## begin INFORMATION SUPPLIED

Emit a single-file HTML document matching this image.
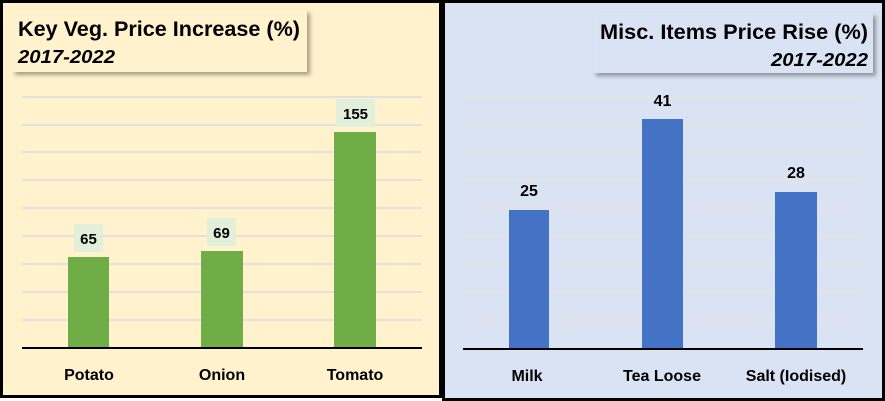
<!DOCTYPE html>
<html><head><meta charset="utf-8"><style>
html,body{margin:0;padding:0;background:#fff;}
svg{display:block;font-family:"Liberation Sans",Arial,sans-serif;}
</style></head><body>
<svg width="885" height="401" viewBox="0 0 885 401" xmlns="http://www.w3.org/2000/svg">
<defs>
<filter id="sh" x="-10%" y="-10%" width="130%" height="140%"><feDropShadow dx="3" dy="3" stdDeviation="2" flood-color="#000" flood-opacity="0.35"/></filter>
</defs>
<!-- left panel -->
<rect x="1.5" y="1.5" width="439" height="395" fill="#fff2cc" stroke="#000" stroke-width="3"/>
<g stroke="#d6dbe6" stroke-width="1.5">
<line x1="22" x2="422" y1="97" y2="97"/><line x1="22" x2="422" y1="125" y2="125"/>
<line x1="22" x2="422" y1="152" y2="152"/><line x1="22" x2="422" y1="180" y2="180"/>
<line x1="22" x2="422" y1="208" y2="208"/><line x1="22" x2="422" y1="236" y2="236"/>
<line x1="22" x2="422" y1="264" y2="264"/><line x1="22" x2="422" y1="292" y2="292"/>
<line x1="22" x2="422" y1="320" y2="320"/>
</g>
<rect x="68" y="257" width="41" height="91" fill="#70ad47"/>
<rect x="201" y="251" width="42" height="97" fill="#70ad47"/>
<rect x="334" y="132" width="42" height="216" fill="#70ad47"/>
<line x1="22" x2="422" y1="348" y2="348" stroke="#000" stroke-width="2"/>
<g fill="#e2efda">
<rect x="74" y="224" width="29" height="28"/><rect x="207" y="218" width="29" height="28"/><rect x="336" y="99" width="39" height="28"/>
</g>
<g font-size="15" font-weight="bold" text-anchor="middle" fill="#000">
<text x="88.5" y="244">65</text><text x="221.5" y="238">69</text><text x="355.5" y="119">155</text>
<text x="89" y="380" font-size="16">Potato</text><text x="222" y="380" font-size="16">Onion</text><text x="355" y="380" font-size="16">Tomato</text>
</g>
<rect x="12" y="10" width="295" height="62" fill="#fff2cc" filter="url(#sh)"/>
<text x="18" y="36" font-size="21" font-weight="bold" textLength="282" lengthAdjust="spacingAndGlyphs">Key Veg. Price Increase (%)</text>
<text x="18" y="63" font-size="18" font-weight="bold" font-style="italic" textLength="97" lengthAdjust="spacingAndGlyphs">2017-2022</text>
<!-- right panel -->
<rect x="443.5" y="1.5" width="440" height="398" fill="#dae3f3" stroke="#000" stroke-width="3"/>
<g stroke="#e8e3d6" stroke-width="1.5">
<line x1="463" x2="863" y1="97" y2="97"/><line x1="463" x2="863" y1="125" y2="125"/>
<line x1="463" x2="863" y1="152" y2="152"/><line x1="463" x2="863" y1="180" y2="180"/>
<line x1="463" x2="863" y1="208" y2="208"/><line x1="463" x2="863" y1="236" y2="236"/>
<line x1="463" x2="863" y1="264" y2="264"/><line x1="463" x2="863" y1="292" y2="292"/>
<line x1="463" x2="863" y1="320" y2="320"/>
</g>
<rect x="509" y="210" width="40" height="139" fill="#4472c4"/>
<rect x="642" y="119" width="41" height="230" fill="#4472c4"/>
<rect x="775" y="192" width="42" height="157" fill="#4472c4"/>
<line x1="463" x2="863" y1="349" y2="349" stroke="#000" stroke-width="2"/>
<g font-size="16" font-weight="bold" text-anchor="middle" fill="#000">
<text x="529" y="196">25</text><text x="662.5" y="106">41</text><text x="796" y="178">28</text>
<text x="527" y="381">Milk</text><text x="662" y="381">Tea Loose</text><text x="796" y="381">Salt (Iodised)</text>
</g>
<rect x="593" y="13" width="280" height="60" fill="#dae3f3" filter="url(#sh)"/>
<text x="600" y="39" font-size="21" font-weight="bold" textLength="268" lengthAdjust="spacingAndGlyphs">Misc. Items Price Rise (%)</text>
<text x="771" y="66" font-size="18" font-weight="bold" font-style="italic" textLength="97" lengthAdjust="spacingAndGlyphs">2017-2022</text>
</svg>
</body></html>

## end INFORMATION SUPPLIED

THE REQUEST:
Copy the data word for word. Pictures do not go in the copy.

EXERCISE OUTPUT:
Emit a single-file HTML document matching this image.
<!DOCTYPE html>
<html><head><meta charset="utf-8"><style>
html,body{margin:0;padding:0;background:#fff;}
svg{display:block;font-family:"Liberation Sans",Arial,sans-serif;}
</style></head><body>
<svg width="885" height="401" viewBox="0 0 885 401" xmlns="http://www.w3.org/2000/svg">
<defs>
<filter id="sh" x="-10%" y="-10%" width="130%" height="140%"><feDropShadow dx="3" dy="3" stdDeviation="2" flood-color="#000" flood-opacity="0.35"/></filter>
</defs>
<!-- left panel -->
<rect x="1.5" y="1.5" width="439" height="395" fill="#fff2cc" stroke="#000" stroke-width="3"/>
<g stroke="#d6dbe6" stroke-width="1.5">
<line x1="22" x2="422" y1="97" y2="97"/><line x1="22" x2="422" y1="125" y2="125"/>
<line x1="22" x2="422" y1="152" y2="152"/><line x1="22" x2="422" y1="180" y2="180"/>
<line x1="22" x2="422" y1="208" y2="208"/><line x1="22" x2="422" y1="236" y2="236"/>
<line x1="22" x2="422" y1="264" y2="264"/><line x1="22" x2="422" y1="292" y2="292"/>
<line x1="22" x2="422" y1="320" y2="320"/>
</g>
<rect x="68" y="257" width="41" height="91" fill="#70ad47"/>
<rect x="201" y="251" width="42" height="97" fill="#70ad47"/>
<rect x="334" y="132" width="42" height="216" fill="#70ad47"/>
<line x1="22" x2="422" y1="348" y2="348" stroke="#000" stroke-width="2"/>
<g fill="#e2efda">
<rect x="74" y="224" width="29" height="28"/><rect x="207" y="218" width="29" height="28"/><rect x="336" y="99" width="39" height="28"/>
</g>
<g font-size="15" font-weight="bold" text-anchor="middle" fill="#000">
<text x="88.5" y="244">65</text><text x="221.5" y="238">69</text><text x="355.5" y="119">155</text>
<text x="89" y="380" font-size="16">Potato</text><text x="222" y="380" font-size="16">Onion</text><text x="355" y="380" font-size="16">Tomato</text>
</g>
<rect x="12" y="10" width="295" height="62" fill="#fff2cc" filter="url(#sh)"/>
<text x="18" y="36" font-size="21" font-weight="bold" textLength="282" lengthAdjust="spacingAndGlyphs">Key Veg. Price Increase (%)</text>
<text x="18" y="63" font-size="18" font-weight="bold" font-style="italic" textLength="97" lengthAdjust="spacingAndGlyphs">2017-2022</text>
<!-- right panel -->
<rect x="443.5" y="1.5" width="440" height="398" fill="#dae3f3" stroke="#000" stroke-width="3"/>
<g stroke="#e8e3d6" stroke-width="1.5">
<line x1="463" x2="863" y1="97" y2="97"/><line x1="463" x2="863" y1="125" y2="125"/>
<line x1="463" x2="863" y1="152" y2="152"/><line x1="463" x2="863" y1="180" y2="180"/>
<line x1="463" x2="863" y1="208" y2="208"/><line x1="463" x2="863" y1="236" y2="236"/>
<line x1="463" x2="863" y1="264" y2="264"/><line x1="463" x2="863" y1="292" y2="292"/>
<line x1="463" x2="863" y1="320" y2="320"/>
</g>
<rect x="509" y="210" width="40" height="139" fill="#4472c4"/>
<rect x="642" y="119" width="41" height="230" fill="#4472c4"/>
<rect x="775" y="192" width="42" height="157" fill="#4472c4"/>
<line x1="463" x2="863" y1="349" y2="349" stroke="#000" stroke-width="2"/>
<g font-size="16" font-weight="bold" text-anchor="middle" fill="#000">
<text x="529" y="196">25</text><text x="662.5" y="106">41</text><text x="796" y="178">28</text>
<text x="527" y="381">Milk</text><text x="662" y="381">Tea Loose</text><text x="796" y="381">Salt (Iodised)</text>
</g>
<rect x="593" y="13" width="280" height="60" fill="#dae3f3" filter="url(#sh)"/>
<text x="600" y="39" font-size="21" font-weight="bold" textLength="268" lengthAdjust="spacingAndGlyphs">Misc. Items Price Rise (%)</text>
<text x="771" y="66" font-size="18" font-weight="bold" font-style="italic" textLength="97" lengthAdjust="spacingAndGlyphs">2017-2022</text>
</svg>
</body></html>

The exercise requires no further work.